CUPED Explained: Reduce A/B Test Duration by 50%

TL;DR

CUPED (Controlled-experiment Using Pre-Experiment Data) reduces variance in A/B tests by using pre-experiment user behavior as a covariate. This can reduce test duration by 30-50% or detect smaller effects. Requires user-level tracking and historical data. Best for: returning users, subscription metrics, repeat purchase behavior.

What is CUPED?

CUPED is a variance reduction technique developed by Microsoft. The core idea:

If you know a user's historical behavior, you can predict their behavior in the test.

By adjusting for this prediction, you reduce noise and get clearer signals.

Example: User A historically converts at 10%, User B at 2%. If both convert in your test, User B's conversion is more surprising (bigger signal). CUPED accounts for this.

Why Use CUPED?

Reduce test duration by 30-50%

Same statistical power with less data

Detect smaller effects

Find 5% improvements instead of needing 10%

Run more experiments

Faster iteration = more tests per year

Requirements for CUPED

Pre-experiment data

Need historical conversion data per user

User-level tracking

Must track same users before and during test

Stable metric

Pre-experiment metric should correlate with test metric

The CUPED Formula

Y_cuped = Y - θ(X - E[X])

Where:
- Y = metric value during experiment
- X = pre-experiment metric value
- E[X] = average pre-experiment value
- θ = Cov(X,Y) / Var(X) (optimal coefficient)

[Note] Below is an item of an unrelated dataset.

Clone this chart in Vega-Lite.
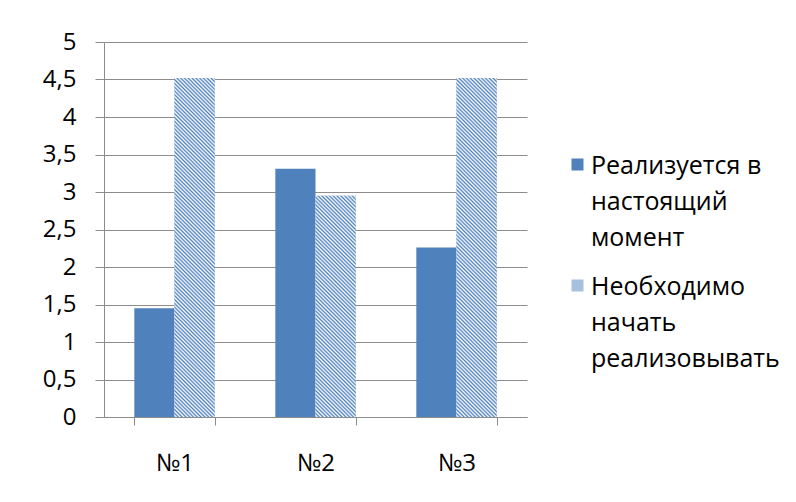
{
  "$schema": "https://vega.github.io/schema/vega-lite/v6.json",
  "width": 423,
  "height": 375,
  "autosize": {"type": "none"},
  "padding": {"left": 104, "top": 42, "right": 269, "bottom": 85},
  "background": "white",
  "params": [
    {"name": "hs", "value": [
      {"offset":0,"color":"#4F81BD"},{"offset":0.005,"color":"#fff"},{"offset":0.01,"color":"#4F81BD"},{"offset":0.015,"color":"#fff"},{"offset":0.02,"color":"#4F81BD"},{"offset":0.025,"color":"#fff"},{"offset":0.03,"color":"#4F81BD"},{"offset":0.035,"color":"#fff"},{"offset":0.04,"color":"#4F81BD"},{"offset":0.045,"color":"#fff"},
      {"offset":0.05,"color":"#4F81BD"},{"offset":0.055,"color":"#fff"},{"offset":0.06,"color":"#4F81BD"},{"offset":0.065,"color":"#fff"},{"offset":0.07,"color":"#4F81BD"},{"offset":0.075,"color":"#fff"},{"offset":0.08,"color":"#4F81BD"},{"offset":0.085,"color":"#fff"},{"offset":0.09,"color":"#4F81BD"},{"offset":0.095,"color":"#fff"},
      {"offset":0.1,"color":"#4F81BD"},{"offset":0.105,"color":"#fff"},{"offset":0.11,"color":"#4F81BD"},{"offset":0.115,"color":"#fff"},{"offset":0.12,"color":"#4F81BD"},{"offset":0.125,"color":"#fff"},{"offset":0.13,"color":"#4F81BD"},{"offset":0.135,"color":"#fff"},{"offset":0.14,"color":"#4F81BD"},{"offset":0.145,"color":"#fff"},
      {"offset":0.15,"color":"#4F81BD"},{"offset":0.155,"color":"#fff"},{"offset":0.16,"color":"#4F81BD"},{"offset":0.165,"color":"#fff"},{"offset":0.17,"color":"#4F81BD"},{"offset":0.175,"color":"#fff"},{"offset":0.18,"color":"#4F81BD"},{"offset":0.185,"color":"#fff"},{"offset":0.19,"color":"#4F81BD"},{"offset":0.195,"color":"#fff"},
      {"offset":0.2,"color":"#4F81BD"},{"offset":0.205,"color":"#fff"},{"offset":0.21,"color":"#4F81BD"},{"offset":0.215,"color":"#fff"},{"offset":0.22,"color":"#4F81BD"},{"offset":0.225,"color":"#fff"},{"offset":0.23,"color":"#4F81BD"},{"offset":0.235,"color":"#fff"},{"offset":0.24,"color":"#4F81BD"},{"offset":0.245,"color":"#fff"},
      {"offset":0.25,"color":"#4F81BD"},{"offset":0.255,"color":"#fff"},{"offset":0.26,"color":"#4F81BD"},{"offset":0.265,"color":"#fff"},{"offset":0.27,"color":"#4F81BD"},{"offset":0.275,"color":"#fff"},{"offset":0.28,"color":"#4F81BD"},{"offset":0.285,"color":"#fff"},{"offset":0.29,"color":"#4F81BD"},{"offset":0.295,"color":"#fff"},
      {"offset":0.3,"color":"#4F81BD"},{"offset":0.305,"color":"#fff"},{"offset":0.31,"color":"#4F81BD"},{"offset":0.315,"color":"#fff"},{"offset":0.32,"color":"#4F81BD"},{"offset":0.325,"color":"#fff"},{"offset":0.33,"color":"#4F81BD"},{"offset":0.335,"color":"#fff"},{"offset":0.34,"color":"#4F81BD"},{"offset":0.345,"color":"#fff"},
      {"offset":0.35,"color":"#4F81BD"},{"offset":0.355,"color":"#fff"},{"offset":0.36,"color":"#4F81BD"},{"offset":0.365,"color":"#fff"},{"offset":0.37,"color":"#4F81BD"},{"offset":0.375,"color":"#fff"},{"offset":0.38,"color":"#4F81BD"},{"offset":0.385,"color":"#fff"},{"offset":0.39,"color":"#4F81BD"},{"offset":0.395,"color":"#fff"},
      {"offset":0.4,"color":"#4F81BD"},{"offset":0.405,"color":"#fff"},{"offset":0.41,"color":"#4F81BD"},{"offset":0.415,"color":"#fff"},{"offset":0.42,"color":"#4F81BD"},{"offset":0.425,"color":"#fff"},{"offset":0.43,"color":"#4F81BD"},{"offset":0.435,"color":"#fff"},{"offset":0.44,"color":"#4F81BD"},{"offset":0.445,"color":"#fff"},
      {"offset":0.45,"color":"#4F81BD"},{"offset":0.455,"color":"#fff"},{"offset":0.46,"color":"#4F81BD"},{"offset":0.465,"color":"#fff"},{"offset":0.47,"color":"#4F81BD"},{"offset":0.475,"color":"#fff"},{"offset":0.48,"color":"#4F81BD"},{"offset":0.485,"color":"#fff"},{"offset":0.49,"color":"#4F81BD"},{"offset":0.495,"color":"#fff"},
      {"offset":0.5,"color":"#4F81BD"},{"offset":0.505,"color":"#fff"},{"offset":0.51,"color":"#4F81BD"},{"offset":0.515,"color":"#fff"},{"offset":0.52,"color":"#4F81BD"},{"offset":0.525,"color":"#fff"},{"offset":0.53,"color":"#4F81BD"},{"offset":0.535,"color":"#fff"},{"offset":0.54,"color":"#4F81BD"},{"offset":0.545,"color":"#fff"},
      {"offset":0.55,"color":"#4F81BD"},{"offset":0.555,"color":"#fff"},{"offset":0.56,"color":"#4F81BD"},{"offset":0.565,"color":"#fff"},{"offset":0.57,"color":"#4F81BD"},{"offset":0.575,"color":"#fff"},{"offset":0.58,"color":"#4F81BD"},{"offset":0.585,"color":"#fff"},{"offset":0.59,"color":"#4F81BD"},{"offset":0.595,"color":"#fff"},
      {"offset":0.6,"color":"#4F81BD"},{"offset":0.605,"color":"#fff"},{"offset":0.61,"color":"#4F81BD"},{"offset":0.615,"color":"#fff"},{"offset":0.62,"color":"#4F81BD"},{"offset":0.625,"color":"#fff"},{"offset":0.63,"color":"#4F81BD"},{"offset":0.635,"color":"#fff"},{"offset":0.64,"color":"#4F81BD"},{"offset":0.645,"color":"#fff"},
      {"offset":0.65,"color":"#4F81BD"},{"offset":0.655,"color":"#fff"},{"offset":0.66,"color":"#4F81BD"},{"offset":0.665,"color":"#fff"},{"offset":0.67,"color":"#4F81BD"},{"offset":0.675,"color":"#fff"},{"offset":0.68,"color":"#4F81BD"},{"offset":0.685,"color":"#fff"},{"offset":0.69,"color":"#4F81BD"},{"offset":0.695,"color":"#fff"},
      {"offset":0.7,"color":"#4F81BD"},{"offset":0.705,"color":"#fff"},{"offset":0.71,"color":"#4F81BD"},{"offset":0.715,"color":"#fff"},{"offset":0.72,"color":"#4F81BD"},{"offset":0.725,"color":"#fff"},{"offset":0.73,"color":"#4F81BD"},{"offset":0.735,"color":"#fff"},{"offset":0.74,"color":"#4F81BD"},{"offset":0.745,"color":"#fff"},
      {"offset":0.75,"color":"#4F81BD"},{"offset":0.755,"color":"#fff"},{"offset":0.76,"color":"#4F81BD"},{"offset":0.765,"color":"#fff"},{"offset":0.77,"color":"#4F81BD"},{"offset":0.775,"color":"#fff"},{"offset":0.78,"color":"#4F81BD"},{"offset":0.785,"color":"#fff"},{"offset":0.79,"color":"#4F81BD"},{"offset":0.795,"color":"#fff"},
      {"offset":0.8,"color":"#4F81BD"},{"offset":0.805,"color":"#fff"},{"offset":0.81,"color":"#4F81BD"},{"offset":0.815,"color":"#fff"},{"offset":0.82,"color":"#4F81BD"},{"offset":0.825,"color":"#fff"},{"offset":0.83,"color":"#4F81BD"},{"offset":0.835,"color":"#fff"},{"offset":0.84,"color":"#4F81BD"},{"offset":0.845,"color":"#fff"},
      {"offset":0.85,"color":"#4F81BD"},{"offset":0.855,"color":"#fff"},{"offset":0.86,"color":"#4F81BD"},{"offset":0.865,"color":"#fff"},{"offset":0.87,"color":"#4F81BD"},{"offset":0.875,"color":"#fff"},{"offset":0.88,"color":"#4F81BD"},{"offset":0.885,"color":"#fff"},{"offset":0.89,"color":"#4F81BD"},{"offset":0.895,"color":"#fff"},
      {"offset":0.9,"color":"#4F81BD"},{"offset":0.905,"color":"#fff"},{"offset":0.91,"color":"#4F81BD"},{"offset":0.915,"color":"#fff"},{"offset":0.92,"color":"#4F81BD"},{"offset":0.925,"color":"#fff"},{"offset":0.93,"color":"#4F81BD"},{"offset":0.935,"color":"#fff"},{"offset":0.94,"color":"#4F81BD"},{"offset":0.945,"color":"#fff"},
      {"offset":0.95,"color":"#4F81BD"},{"offset":0.955,"color":"#fff"},{"offset":0.96,"color":"#4F81BD"},{"offset":0.965,"color":"#fff"},{"offset":0.97,"color":"#4F81BD"},{"offset":0.975,"color":"#fff"},{"offset":0.98,"color":"#4F81BD"},{"offset":0.985,"color":"#fff"},{"offset":0.99,"color":"#4F81BD"},{"offset":0.995,"color":"#fff"},
      {"offset":1,"color":"#4F81BD"}
    ]}
  ],
  "data": {
    "values": [
      {"cat": "№1", "series": "Реализуется в настоящий момент", "value": 1.45},
      {"cat": "№1", "series": "Необходимо начать реализовывать", "value": 4.52},
      {"cat": "№2", "series": "Реализуется в настоящий момент", "value": 3.31},
      {"cat": "№2", "series": "Необходимо начать реализовывать", "value": 2.95},
      {"cat": "№3", "series": "Реализуется в настоящий момент", "value": 2.26},
      {"cat": "№3", "series": "Необходимо начать реализовывать", "value": 4.52}
    ]
  },
  "encoding": {
    "x": {
      "field": "cat", "type": "nominal",
      "scale": {"paddingInner": 0.43, "paddingOuter": 0.215},
      "axis": {"title": null, "labelAngle": 0, "tickBand": "extent", "tickSize": 8, "labelPadding": 37, "labelBaseline": "top", "grid": false}
    },
    "xOffset": {
      "field": "series", "type": "nominal",
      "scale": {"domain": ["Реализуется в настоящий момент", "Необходимо начать реализовывать"], "padding": 0}
    },
    "y": {
      "field": "value", "type": "quantitative",
      "scale": {"domain": [0, 5], "nice": false},
      "axis": {"title": null, "values": [0, 0.5, 1, 1.5, 2, 2.5, 3, 3.5, 4, 4.5, 5], "labelExpr": "replace(format(datum.value, '~g'), '.', ',')", "tickSize": 9, "labelPadding": 19, "labelOffset": 11, "grid": true}
    }
  },
  "layer": [
    {
      "mark": {"type": "bar", "strokeWidth": 0},
      "encoding": {
        "fill": {
          "field": "series", "type": "nominal",
          "scale": {"domain": ["Реализуется в настоящий момент", "Необходимо начать реализовывать"], "range": ["#4F81BD", "#A7C0DE"]},
          "legend": {
            "title": null,
            "orient": "none",
            "legendX": 461,
            "legendY": 110,
            "labelExpr": "datum.label === 'Реализуется в настоящий момент' ? ['Реализуется в', 'настоящий', 'момент'] : ['Необходимо', 'начать', 'реализовывать']"
          }
        }
      }
    },
    {
      "transform": [{"filter": "datum.series === 'Необходимо начать реализовывать'"}],
      "mark": {"type": "bar", "strokeWidth": 0, "fill": {"expr": "datum.cat === '№2' ? {gradient: 'linear', x1: 0, y1: 1, x2: 0.3014, y2: -0.6592, stops: hs} : {gradient: 'linear', x1: 0, y1: 1, x2: 0.1308, y2: -0.1031, stops: hs}"}}
    }
  ],
  "config": {
    "view": {"stroke": null},
    "font": "Open Sans",
    "style": {"guide-label": {"lineHeight": 36, "dy": -11}},
    "axis": {
      "labelFont": "Open Sans",
      "labelFontSize": 24,
      "labelColor": "#000000",
      "domainColor": "#8c8c8c",
      "tickColor": "#8c8c8c",
      "gridColor": "#8c8c8c",
      "domainWidth": 1,
      "tickWidth": 1,
      "gridWidth": 1
    },
    "legend": {
      "labelFont": "Open Sans",
      "labelFontSize": 25,
      "labelColor": "#000000",
      "labelBaseline": "top",
      "labelLimit": 300,
      "symbolType": "square",
      "symbolSize": 144,
      "symbolStrokeWidth": 0,
      "labelOffset": 1,
      "padding": 0,
      "rowPadding": 22
    }
  }
}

This adjusts each user's metric based on how much their historical behavior predicts their test behavior.

When CUPED Works Best

Good Use Cases

• Subscription metrics (MRR, churn)
• Repeat purchase behavior
• Engagement metrics (DAU, sessions)
• Returning user experiments

Poor Use Cases

• New user acquisition
• First-time purchase
• No historical data available
• Metrics with low correlation

CUPED Support

CUPED requires custom implementation and historical data infrastructure. Most visual A/B testing tools (including ExperimentHQ) don't support it natively. Best for: data teams at scale-ups with data warehouses.

For most teams, standard A/B testing is sufficient. Focus on running more tests rather than optimizing variance reduction.